Ora para o presente efeito de constituição em mora, a lei, como se viu, exige a aceitação, não bastando a conclusão.

Como facto constitutivo do seu direito a juros de mora, impendia sobre o autor provar a data da aceitação – artº 342º nº1.

Incumprindo tal ónus é aplicável a regra geral do artº 805º nº 1 da qual dimana que o devedor só fica constituído em mora depois de ter sido judicial ou extrajudicialmente interpelado para cumprir.

Não se tendo apurado interpelação extrajudicial, emerge a interpelação, rectius citação, judicial.

É pois a partir da data da citação do réu neste processo que assiste jus ao demandante aos juros de mora  legais à taxa definida na sentença.

6.

Sumariando:

I –É criticável, porque complexizante e retardatária, a exigência legal – artº563º nº1 do CPC – da redução a escrito (assentada) do depoimento de parte na sua vertente confessória, já que este é gravado o que é suficiente para os fitos essenciais da assentada: impor a vinculação do confessante e sindicar o seu teor pelo tribunal ad quem.

II- Não obstante, mesmo que tal assentada não se verifique, não queda nulo ou ineficaz o depoimento, sempre ele podendo ser livremente apreciado - artºs 358º nº4 e 361º do CC.

III - Num contrato de empreitada, tendo-se dado como provado que: «…a execução da obra…importou em quantia que, em concreto, não foi possível apurar, mas não inferior a 15.000 euros», nesta quantia deve condenar-se sem necessidade de se opinar sobre a sua adequação por recurso ao artº 883º aplicável ex vi do artº 1211 nº1 do CC, pois que inexiste qualquer indeterminação do preço.
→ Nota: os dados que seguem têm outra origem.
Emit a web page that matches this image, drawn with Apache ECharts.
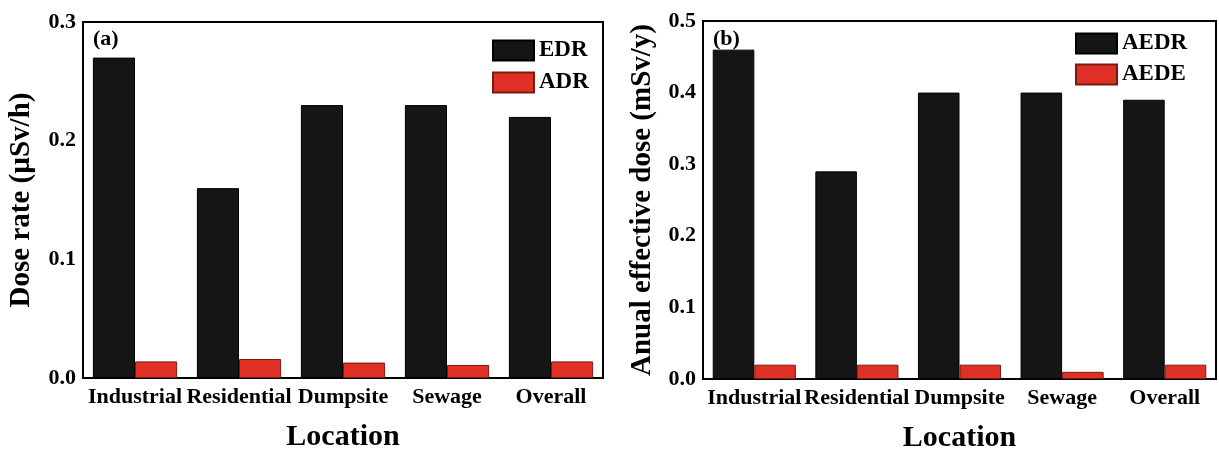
<!DOCTYPE html>
<html>
<head>
<meta charset="utf-8">
<script src="https://cdn.jsdelivr.net/npm/echarts@6/dist/echarts.min.js"></script>
<style>
html,body{margin:0;padding:0;background:#fff;}
#chart{width:1219px;height:453px;}
</style>
</head>
<body>
<div id="chart"></div>
<script>
const categories = ['Industrial', 'Residential', 'Dumpsite', 'Sewage', 'Overall'];
const edr  = [0.27, 0.16, 0.23, 0.23, 0.22];
const adr  = [0.014, 0.016, 0.013, 0.011, 0.014];
const aedr = [0.46, 0.29, 0.40, 0.40, 0.39];
const aede = [0.02, 0.02, 0.02, 0.01, 0.02];
const yTicksA = [0.0, 0.1, 0.2, 0.3];
const yTicksB = [0.0, 0.1, 0.2, 0.3, 0.4, 0.5];

const FONT = 'Liberation Serif';
const BLACK = '#151515';
const RED = '#de3024';

function xAxis(gi) {
  return {
    type: 'category', gridIndex: gi, data: categories,
    name: 'Location', nameLocation: 'middle', nameGap: 44,
    nameTextStyle: {fontFamily: FONT, fontWeight: 'bold', fontSize: 30, color: '#000'},
    axisLine: {lineStyle: {color: '#000', width: 2}},
    axisTick: {show: false},
    axisLabel: {fontFamily: FONT, fontWeight: 'bold', fontSize: 22, color: '#000', margin: 8, interval: 0}
  };
}
function yAxis(gi, ticks, name, gap) {
  return {
    type: 'value', gridIndex: gi, min: ticks[0], max: ticks[ticks.length - 1], interval: 0.1,
    name: name, nameLocation: 'middle', nameGap: gap,
    nameTextStyle: {fontFamily: FONT, fontWeight: 'bold', fontSize: 29, color: '#000'},
    axisLine: {show: true, lineStyle: {color: '#000', width: 2}},
    axisTick: {show: false},
    splitLine: {show: false},
    axisLabel: {fontFamily: FONT, fontWeight: 'bold', fontSize: 22, color: '#000', margin: 7,
      formatter: v => v.toFixed(1)}
  };
}
function barSeries(name, data, gi, color, border) {
  return {
    type: 'bar', name: name, data: data, xAxisIndex: gi, yAxisIndex: gi,
    barGap: '0%', barCategoryGap: '19%',
    itemStyle: {color: color, borderColor: border, borderWidth: 1},
    emphasis: {disabled: true}
  };
}

const chart = echarts.init(document.getElementById('chart'));
chart.setOption({
  animation: false,
  backgroundColor: '#fff',
  textStyle: {fontFamily: FONT},
  grid: [
    {left: 83, top: 22, width: 520, height: 356, show: true, borderColor: '#000', borderWidth: 2,
     backgroundColor: 'transparent', containLabel: false, outerBoundsMode: 'none'},
    {left: 703, top: 21, width: 513, height: 358, show: true, borderColor: '#000', borderWidth: 2,
     backgroundColor: 'transparent', containLabel: false, outerBoundsMode: 'none'}
  ],
  title: [
    {text: '(a)', left: 88, top: 23, textStyle: {fontFamily: FONT, fontWeight: 'bold', fontSize: 22, color: '#000'}},
    {text: '(b)', left: 708, top: 23, textStyle: {fontFamily: FONT, fontWeight: 'bold', fontSize: 22, color: '#000'}}
  ],
  legend: [
    {data: ['EDR', 'ADR'], orient: 'vertical', left: 487, top: 34, itemWidth: 41, itemHeight: 20, itemGap: 9,
     icon: 'rect', textStyle: {fontFamily: FONT, fontWeight: 'bold', fontSize: 23, color: '#000'}},
    {data: ['AEDR', 'AEDE'], orient: 'vertical', left: 1070, top: 27, itemWidth: 41, itemHeight: 20, itemGap: 8,
     icon: 'rect', textStyle: {fontFamily: FONT, fontWeight: 'bold', fontSize: 23, color: '#000'}}
  ],
  xAxis: [xAxis(0), xAxis(1)],
  yAxis: [yAxis(0, yTicksA, 'Dose rate (µSv/h)', 47), yAxis(1, yTicksB, 'Anual effective dose (mSv/y)', 46)],
  series: [
    barSeries('EDR', edr, 0, BLACK, '#000'),
    barSeries('ADR', adr, 0, RED, '#7a1a10'),
    barSeries('AEDR', aedr, 1, BLACK, '#000'),
    barSeries('AEDE', aede, 1, RED, '#7a1a10')
  ]
});
</script>
</body>
</html>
IV- Porque a conclusão da obra não implica necessariamente a sua aceitação, não tendo o empreiteiro provado a data desta, a partir da qual o dono se constitui em mora – artº 1211º  nº2 do CC –  bem como a interpelação extrajudicial, o dies a quo da obrigação de juros é, não a dada da conclusão, mas  a data da citação  judicial para a acção – artº 805º nº1 do CPC.

7.

Deliberação.

Termos em que se acorda conceder parcial provimento ao recurso condenando agora o réu nos juros de mora legais a partir da data da citação.

No mais - e no essencial -  se confirmando a sentença.

Custas na proporção da presente sucumbência.